Орденоносный мужчина вернулся к себе на рабочее место, отхлебнул коричневого чая из граненого стакана в мятом подстаканнике. Максим Т. Ермаков наблюдал все это, оставаясь как будто в кровати, теперь имевшей вид какойто облачной люльки, и поражался тому, как ясно он все воспринимает, что среди этого бреда он куда здоровей, чем наяву.
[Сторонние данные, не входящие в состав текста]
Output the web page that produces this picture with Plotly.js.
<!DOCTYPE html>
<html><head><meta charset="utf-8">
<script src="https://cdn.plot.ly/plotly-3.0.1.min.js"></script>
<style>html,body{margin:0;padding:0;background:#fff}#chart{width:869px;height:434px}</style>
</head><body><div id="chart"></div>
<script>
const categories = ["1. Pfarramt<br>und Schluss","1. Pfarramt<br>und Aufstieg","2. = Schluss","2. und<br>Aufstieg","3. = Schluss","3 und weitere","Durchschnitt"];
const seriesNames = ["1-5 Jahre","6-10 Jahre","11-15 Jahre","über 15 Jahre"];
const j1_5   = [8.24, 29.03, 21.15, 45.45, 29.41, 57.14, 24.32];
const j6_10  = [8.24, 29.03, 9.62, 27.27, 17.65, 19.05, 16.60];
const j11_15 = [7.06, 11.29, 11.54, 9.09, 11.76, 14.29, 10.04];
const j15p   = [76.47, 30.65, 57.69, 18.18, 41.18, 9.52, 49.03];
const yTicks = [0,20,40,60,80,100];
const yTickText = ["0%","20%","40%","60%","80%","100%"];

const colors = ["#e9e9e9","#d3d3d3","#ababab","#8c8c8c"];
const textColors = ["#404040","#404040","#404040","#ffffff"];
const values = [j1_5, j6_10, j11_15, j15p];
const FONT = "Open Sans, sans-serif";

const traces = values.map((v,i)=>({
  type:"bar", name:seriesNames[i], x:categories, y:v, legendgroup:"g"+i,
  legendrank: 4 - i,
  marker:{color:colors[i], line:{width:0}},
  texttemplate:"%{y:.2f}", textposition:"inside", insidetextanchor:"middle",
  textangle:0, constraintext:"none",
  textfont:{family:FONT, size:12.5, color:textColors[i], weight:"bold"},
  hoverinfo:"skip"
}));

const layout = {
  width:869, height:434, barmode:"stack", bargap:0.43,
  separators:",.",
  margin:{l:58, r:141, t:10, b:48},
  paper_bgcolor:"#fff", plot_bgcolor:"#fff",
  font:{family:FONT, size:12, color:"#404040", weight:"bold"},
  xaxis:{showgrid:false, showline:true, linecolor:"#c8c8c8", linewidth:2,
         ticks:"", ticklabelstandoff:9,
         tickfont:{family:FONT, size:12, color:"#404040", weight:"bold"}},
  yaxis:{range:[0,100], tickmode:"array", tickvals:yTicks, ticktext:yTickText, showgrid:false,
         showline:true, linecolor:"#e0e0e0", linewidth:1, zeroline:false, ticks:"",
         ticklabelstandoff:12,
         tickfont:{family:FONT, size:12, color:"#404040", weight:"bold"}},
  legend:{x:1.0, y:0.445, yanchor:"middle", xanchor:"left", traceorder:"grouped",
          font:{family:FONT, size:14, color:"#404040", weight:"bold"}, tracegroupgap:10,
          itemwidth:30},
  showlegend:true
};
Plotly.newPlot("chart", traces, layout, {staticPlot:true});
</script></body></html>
— Ты, товарищ Ермаков, чуждый элемент. Кулацкой ты закваски, как я погляжу, — сокрушенно проговорил орденоносный мужчина, очевидно, тамошний топ-менеджер. — Вижу, я ошибся, когда выбрал тебя для стахановского рекорда. Все тебе обеспечил: крепежный лес, вагонетки. Четырех крепильщиков к тебе приставил. У Алексея Стаханова на его рекорде только двое было! При таких условиях любой забойщик дал бы твои двести тонн угля за смену!